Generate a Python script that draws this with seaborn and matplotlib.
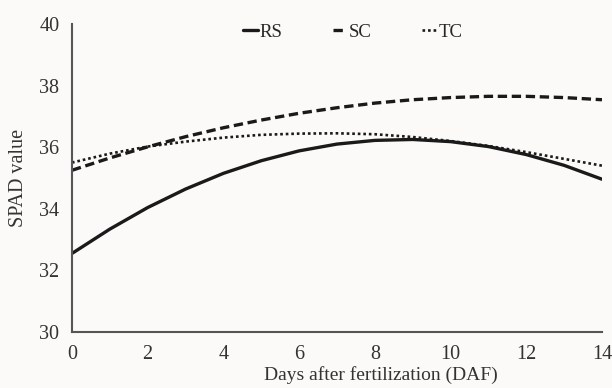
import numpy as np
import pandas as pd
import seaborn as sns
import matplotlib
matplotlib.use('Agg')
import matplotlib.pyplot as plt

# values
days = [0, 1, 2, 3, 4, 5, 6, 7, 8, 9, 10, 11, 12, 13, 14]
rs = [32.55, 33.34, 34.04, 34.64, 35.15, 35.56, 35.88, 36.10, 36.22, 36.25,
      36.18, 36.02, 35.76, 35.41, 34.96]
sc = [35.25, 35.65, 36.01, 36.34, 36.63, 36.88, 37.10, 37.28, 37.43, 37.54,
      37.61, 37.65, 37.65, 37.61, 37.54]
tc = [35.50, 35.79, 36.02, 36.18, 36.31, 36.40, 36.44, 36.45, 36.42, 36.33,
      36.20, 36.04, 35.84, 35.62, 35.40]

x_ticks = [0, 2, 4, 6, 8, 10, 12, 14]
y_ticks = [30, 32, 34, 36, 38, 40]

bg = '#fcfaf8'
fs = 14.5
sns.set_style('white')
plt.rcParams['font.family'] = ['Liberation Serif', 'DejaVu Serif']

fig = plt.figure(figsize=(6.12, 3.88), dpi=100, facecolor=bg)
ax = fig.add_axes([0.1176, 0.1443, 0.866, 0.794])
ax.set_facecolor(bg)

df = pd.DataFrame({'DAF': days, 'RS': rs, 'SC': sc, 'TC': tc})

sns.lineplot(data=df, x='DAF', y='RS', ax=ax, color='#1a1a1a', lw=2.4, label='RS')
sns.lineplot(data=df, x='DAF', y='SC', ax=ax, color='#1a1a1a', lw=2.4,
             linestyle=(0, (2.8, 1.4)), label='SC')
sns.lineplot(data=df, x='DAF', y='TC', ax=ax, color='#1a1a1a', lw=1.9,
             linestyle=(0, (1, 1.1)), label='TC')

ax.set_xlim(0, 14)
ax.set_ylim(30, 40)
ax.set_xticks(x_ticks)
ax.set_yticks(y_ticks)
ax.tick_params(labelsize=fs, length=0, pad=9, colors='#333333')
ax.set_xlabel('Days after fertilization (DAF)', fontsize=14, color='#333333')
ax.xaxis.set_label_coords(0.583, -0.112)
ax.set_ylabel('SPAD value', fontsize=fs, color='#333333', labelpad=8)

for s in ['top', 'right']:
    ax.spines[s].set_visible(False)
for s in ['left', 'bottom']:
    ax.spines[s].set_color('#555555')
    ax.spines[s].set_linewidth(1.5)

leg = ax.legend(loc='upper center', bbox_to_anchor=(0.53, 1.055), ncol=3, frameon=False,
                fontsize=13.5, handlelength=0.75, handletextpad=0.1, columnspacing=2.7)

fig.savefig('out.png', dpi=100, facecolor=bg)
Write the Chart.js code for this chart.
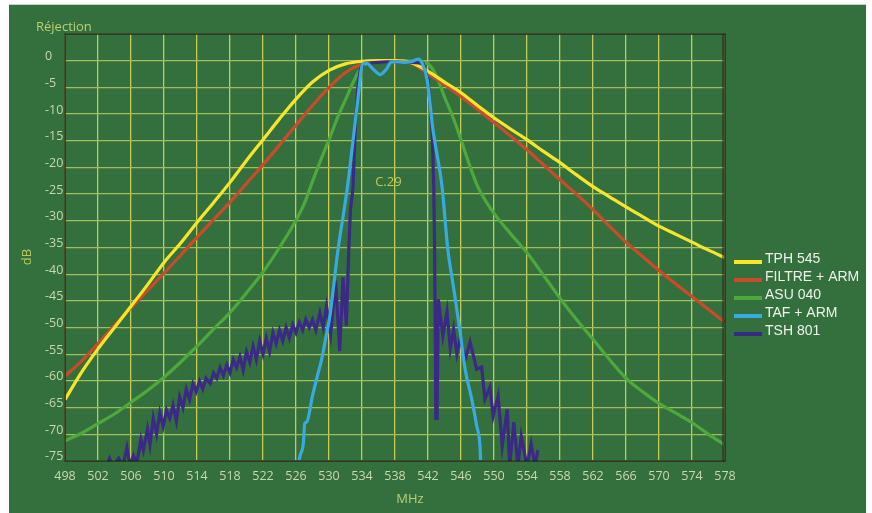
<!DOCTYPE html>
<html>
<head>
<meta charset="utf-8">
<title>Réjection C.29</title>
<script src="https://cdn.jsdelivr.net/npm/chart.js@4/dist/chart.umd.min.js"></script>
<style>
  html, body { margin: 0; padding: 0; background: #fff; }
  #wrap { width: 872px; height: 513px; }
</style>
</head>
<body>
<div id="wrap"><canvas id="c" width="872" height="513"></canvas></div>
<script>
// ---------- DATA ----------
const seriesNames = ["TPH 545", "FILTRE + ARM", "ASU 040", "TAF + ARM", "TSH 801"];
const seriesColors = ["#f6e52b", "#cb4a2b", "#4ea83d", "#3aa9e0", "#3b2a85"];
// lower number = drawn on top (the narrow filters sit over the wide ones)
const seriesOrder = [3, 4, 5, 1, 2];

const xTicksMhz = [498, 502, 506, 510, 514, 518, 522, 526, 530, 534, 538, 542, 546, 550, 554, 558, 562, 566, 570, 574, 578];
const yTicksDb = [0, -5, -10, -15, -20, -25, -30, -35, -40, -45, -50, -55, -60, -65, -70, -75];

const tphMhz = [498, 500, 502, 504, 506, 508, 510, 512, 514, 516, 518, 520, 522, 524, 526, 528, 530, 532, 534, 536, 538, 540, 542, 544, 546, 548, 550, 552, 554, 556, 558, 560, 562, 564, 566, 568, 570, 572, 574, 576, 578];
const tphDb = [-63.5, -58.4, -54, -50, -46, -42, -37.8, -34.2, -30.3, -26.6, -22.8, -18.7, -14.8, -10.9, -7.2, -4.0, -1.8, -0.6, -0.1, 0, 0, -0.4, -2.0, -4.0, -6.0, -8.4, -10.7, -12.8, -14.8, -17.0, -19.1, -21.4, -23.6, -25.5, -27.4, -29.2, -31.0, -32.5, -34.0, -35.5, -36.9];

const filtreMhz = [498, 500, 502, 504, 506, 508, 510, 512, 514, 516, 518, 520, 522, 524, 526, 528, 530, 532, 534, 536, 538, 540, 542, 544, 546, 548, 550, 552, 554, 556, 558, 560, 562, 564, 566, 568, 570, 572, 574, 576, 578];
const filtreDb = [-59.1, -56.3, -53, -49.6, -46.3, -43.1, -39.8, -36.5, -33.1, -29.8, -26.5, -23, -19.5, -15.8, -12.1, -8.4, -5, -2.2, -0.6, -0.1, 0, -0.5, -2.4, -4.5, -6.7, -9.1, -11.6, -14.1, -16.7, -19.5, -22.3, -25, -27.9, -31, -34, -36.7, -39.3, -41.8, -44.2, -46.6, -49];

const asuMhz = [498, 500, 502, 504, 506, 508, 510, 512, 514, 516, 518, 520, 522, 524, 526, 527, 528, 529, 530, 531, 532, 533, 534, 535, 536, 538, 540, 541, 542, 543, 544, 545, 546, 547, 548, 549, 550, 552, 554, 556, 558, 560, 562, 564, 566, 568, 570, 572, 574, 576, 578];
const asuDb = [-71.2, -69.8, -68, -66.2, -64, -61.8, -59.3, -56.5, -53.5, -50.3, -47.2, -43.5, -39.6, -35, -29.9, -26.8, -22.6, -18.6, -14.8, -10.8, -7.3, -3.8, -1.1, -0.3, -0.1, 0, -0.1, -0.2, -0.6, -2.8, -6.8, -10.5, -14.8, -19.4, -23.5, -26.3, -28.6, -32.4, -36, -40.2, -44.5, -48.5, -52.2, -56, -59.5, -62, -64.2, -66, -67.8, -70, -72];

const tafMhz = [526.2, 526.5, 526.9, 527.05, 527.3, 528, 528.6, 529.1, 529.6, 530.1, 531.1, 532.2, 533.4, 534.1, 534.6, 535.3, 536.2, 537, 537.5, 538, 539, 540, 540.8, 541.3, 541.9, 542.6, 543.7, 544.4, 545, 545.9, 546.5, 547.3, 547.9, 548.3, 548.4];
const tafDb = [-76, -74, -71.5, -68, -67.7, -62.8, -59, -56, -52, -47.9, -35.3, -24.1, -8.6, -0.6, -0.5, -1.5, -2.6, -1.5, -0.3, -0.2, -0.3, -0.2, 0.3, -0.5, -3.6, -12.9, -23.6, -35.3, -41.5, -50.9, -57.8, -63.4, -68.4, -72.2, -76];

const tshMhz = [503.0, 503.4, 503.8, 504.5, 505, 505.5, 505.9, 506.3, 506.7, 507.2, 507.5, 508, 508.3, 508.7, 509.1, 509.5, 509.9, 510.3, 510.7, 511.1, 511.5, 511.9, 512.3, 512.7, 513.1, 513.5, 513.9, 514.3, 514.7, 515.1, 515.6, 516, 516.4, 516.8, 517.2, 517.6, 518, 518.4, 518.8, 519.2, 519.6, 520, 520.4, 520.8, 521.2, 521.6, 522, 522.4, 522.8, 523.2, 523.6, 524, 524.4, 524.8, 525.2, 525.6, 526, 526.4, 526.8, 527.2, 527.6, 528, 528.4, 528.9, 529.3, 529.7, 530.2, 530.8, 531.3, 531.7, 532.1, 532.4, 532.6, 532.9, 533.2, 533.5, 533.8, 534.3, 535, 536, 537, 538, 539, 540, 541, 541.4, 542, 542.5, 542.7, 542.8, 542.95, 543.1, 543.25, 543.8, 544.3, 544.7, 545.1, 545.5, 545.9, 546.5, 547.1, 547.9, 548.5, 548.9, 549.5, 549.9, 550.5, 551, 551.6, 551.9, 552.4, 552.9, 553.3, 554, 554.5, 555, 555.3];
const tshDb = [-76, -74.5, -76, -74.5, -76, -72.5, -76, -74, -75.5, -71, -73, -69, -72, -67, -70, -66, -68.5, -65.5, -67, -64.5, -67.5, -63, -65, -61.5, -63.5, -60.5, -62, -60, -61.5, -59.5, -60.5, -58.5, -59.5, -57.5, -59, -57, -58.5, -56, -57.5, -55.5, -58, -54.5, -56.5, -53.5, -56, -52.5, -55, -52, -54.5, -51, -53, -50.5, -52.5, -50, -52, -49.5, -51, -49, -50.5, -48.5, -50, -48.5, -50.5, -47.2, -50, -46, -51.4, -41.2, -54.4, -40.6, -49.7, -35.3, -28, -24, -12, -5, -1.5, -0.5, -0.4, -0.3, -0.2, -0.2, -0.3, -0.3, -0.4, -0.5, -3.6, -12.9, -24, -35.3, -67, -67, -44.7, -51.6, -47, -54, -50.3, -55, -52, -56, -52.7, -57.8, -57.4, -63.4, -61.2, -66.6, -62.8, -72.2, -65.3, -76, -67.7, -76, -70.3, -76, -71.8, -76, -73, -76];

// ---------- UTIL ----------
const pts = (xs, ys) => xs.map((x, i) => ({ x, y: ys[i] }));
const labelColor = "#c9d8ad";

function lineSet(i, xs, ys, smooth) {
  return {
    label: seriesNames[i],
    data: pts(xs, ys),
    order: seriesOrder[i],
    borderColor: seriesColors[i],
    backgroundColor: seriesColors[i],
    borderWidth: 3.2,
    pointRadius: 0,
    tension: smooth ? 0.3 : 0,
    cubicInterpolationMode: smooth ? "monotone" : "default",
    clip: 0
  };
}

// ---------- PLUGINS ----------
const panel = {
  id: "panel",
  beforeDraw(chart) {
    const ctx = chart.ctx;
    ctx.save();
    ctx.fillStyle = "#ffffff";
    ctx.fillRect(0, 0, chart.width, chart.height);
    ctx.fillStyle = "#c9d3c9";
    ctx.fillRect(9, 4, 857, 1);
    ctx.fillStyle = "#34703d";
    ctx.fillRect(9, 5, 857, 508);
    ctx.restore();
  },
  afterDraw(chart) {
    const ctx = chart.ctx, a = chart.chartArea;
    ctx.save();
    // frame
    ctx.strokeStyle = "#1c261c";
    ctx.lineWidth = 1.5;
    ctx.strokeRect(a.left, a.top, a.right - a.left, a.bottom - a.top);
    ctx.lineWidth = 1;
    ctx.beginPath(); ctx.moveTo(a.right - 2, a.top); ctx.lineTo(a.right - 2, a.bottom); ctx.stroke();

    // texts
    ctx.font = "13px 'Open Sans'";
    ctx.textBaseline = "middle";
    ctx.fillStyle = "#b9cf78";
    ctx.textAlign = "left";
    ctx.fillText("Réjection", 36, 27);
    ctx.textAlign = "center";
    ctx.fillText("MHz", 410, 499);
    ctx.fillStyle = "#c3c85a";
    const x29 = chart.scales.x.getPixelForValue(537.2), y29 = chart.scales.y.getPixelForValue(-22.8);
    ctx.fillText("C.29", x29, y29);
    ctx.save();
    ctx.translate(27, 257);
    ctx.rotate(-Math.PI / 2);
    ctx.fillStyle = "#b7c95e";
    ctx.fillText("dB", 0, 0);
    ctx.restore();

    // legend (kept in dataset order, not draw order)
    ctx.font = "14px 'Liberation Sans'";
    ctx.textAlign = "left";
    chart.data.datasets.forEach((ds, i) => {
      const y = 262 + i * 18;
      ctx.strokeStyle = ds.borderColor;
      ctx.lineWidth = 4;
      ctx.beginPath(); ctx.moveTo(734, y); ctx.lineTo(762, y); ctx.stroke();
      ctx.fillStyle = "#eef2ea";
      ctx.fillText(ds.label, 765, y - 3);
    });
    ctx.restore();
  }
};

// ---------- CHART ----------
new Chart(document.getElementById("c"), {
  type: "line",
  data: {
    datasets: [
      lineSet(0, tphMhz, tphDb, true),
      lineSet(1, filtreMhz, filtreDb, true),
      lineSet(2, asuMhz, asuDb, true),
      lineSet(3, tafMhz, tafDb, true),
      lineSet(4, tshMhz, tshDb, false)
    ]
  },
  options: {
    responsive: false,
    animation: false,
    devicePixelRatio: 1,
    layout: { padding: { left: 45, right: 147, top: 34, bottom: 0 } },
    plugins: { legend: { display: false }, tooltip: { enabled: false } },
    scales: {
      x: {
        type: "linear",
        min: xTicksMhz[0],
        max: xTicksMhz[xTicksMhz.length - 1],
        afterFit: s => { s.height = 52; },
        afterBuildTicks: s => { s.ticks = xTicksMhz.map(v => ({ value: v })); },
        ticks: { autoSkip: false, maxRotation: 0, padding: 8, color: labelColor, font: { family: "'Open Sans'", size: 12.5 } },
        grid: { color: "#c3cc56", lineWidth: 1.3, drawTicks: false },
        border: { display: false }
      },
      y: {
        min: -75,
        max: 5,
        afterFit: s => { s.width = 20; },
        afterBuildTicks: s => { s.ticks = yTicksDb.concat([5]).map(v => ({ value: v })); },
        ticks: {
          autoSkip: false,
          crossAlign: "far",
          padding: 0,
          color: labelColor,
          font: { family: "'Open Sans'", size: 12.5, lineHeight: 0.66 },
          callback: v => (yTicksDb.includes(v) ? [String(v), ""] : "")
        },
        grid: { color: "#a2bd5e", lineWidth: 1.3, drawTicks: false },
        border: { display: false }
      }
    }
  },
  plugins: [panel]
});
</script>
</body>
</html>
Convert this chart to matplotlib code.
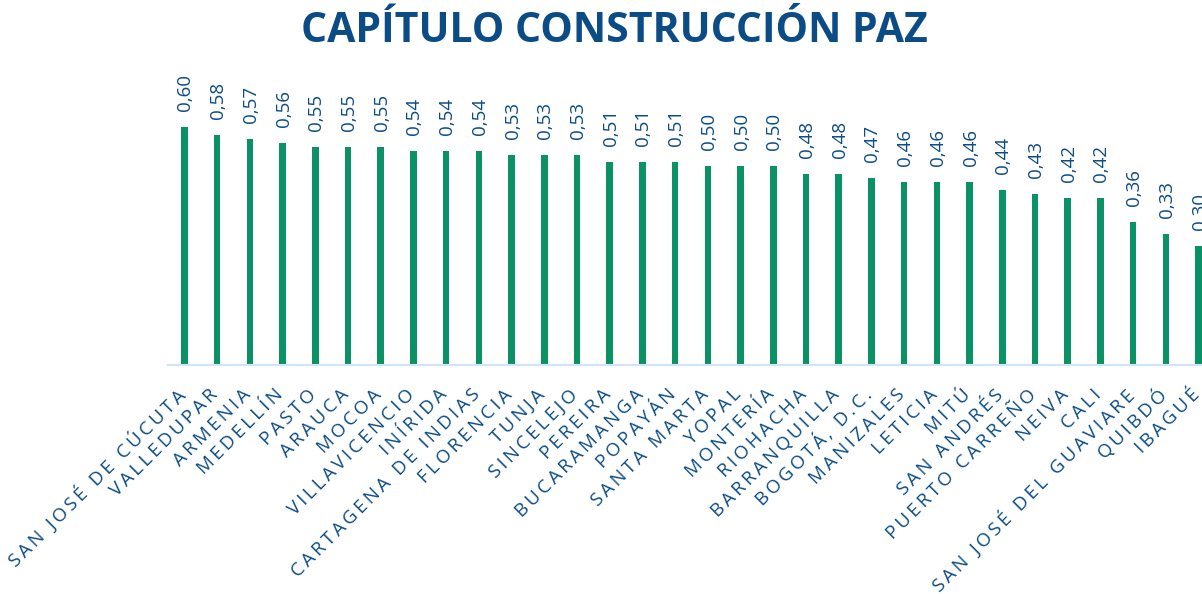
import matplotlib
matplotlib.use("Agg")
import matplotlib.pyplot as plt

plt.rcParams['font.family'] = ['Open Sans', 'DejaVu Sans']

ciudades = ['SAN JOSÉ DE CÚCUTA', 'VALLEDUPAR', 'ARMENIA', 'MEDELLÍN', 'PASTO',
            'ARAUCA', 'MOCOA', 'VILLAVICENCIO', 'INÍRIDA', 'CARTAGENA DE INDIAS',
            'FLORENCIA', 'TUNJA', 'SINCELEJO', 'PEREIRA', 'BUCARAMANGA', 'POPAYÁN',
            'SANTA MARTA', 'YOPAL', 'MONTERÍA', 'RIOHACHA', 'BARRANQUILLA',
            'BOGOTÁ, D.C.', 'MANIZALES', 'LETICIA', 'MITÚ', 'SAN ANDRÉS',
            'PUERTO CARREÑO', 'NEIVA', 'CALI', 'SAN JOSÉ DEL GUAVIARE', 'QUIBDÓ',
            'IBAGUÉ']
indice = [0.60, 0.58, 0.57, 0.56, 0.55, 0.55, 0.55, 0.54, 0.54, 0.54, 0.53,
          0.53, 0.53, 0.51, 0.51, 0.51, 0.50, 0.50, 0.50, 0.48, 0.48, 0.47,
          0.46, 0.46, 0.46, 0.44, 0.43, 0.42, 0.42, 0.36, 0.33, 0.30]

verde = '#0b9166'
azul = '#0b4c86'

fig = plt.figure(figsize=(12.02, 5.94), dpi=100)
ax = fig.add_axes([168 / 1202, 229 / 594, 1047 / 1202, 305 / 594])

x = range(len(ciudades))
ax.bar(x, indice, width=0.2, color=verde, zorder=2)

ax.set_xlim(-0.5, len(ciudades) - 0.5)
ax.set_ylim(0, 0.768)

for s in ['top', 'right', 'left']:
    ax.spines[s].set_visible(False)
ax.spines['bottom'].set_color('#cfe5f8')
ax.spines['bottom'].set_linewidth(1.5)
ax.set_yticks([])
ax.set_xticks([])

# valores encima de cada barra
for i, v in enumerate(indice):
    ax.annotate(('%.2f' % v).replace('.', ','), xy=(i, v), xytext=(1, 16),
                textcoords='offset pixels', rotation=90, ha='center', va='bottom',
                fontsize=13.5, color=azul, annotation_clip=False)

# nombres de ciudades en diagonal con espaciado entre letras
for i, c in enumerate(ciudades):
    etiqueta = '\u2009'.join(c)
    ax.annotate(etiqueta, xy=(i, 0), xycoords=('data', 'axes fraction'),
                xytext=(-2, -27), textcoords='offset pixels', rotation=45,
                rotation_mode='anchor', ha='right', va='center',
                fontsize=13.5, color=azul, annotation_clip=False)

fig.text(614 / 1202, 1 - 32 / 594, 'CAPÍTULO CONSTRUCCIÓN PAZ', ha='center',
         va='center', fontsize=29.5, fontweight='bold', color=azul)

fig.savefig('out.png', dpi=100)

• • • • • • •

| Stated task |
Every line from the top of the material above through the line with "36.20, 36.04, 35.84, 35.62, 35.40]" should be duplicated exactly, please; leave out the pictures.

| Exercise solution |
Generate a Python script that draws this with seaborn and matplotlib.
import numpy as np
import pandas as pd
import seaborn as sns
import matplotlib
matplotlib.use('Agg')
import matplotlib.pyplot as plt

# values
days = [0, 1, 2, 3, 4, 5, 6, 7, 8, 9, 10, 11, 12, 13, 14]
rs = [32.55, 33.34, 34.04, 34.64, 35.15, 35.56, 35.88, 36.10, 36.22, 36.25,
      36.18, 36.02, 35.76, 35.41, 34.96]
sc = [35.25, 35.65, 36.01, 36.34, 36.63, 36.88, 37.10, 37.28, 37.43, 37.54,
      37.61, 37.65, 37.65, 37.61, 37.54]
tc = [35.50, 35.79, 36.02, 36.18, 36.31, 36.40, 36.44, 36.45, 36.42, 36.33,
      36.20, 36.04, 35.84, 35.62, 35.40]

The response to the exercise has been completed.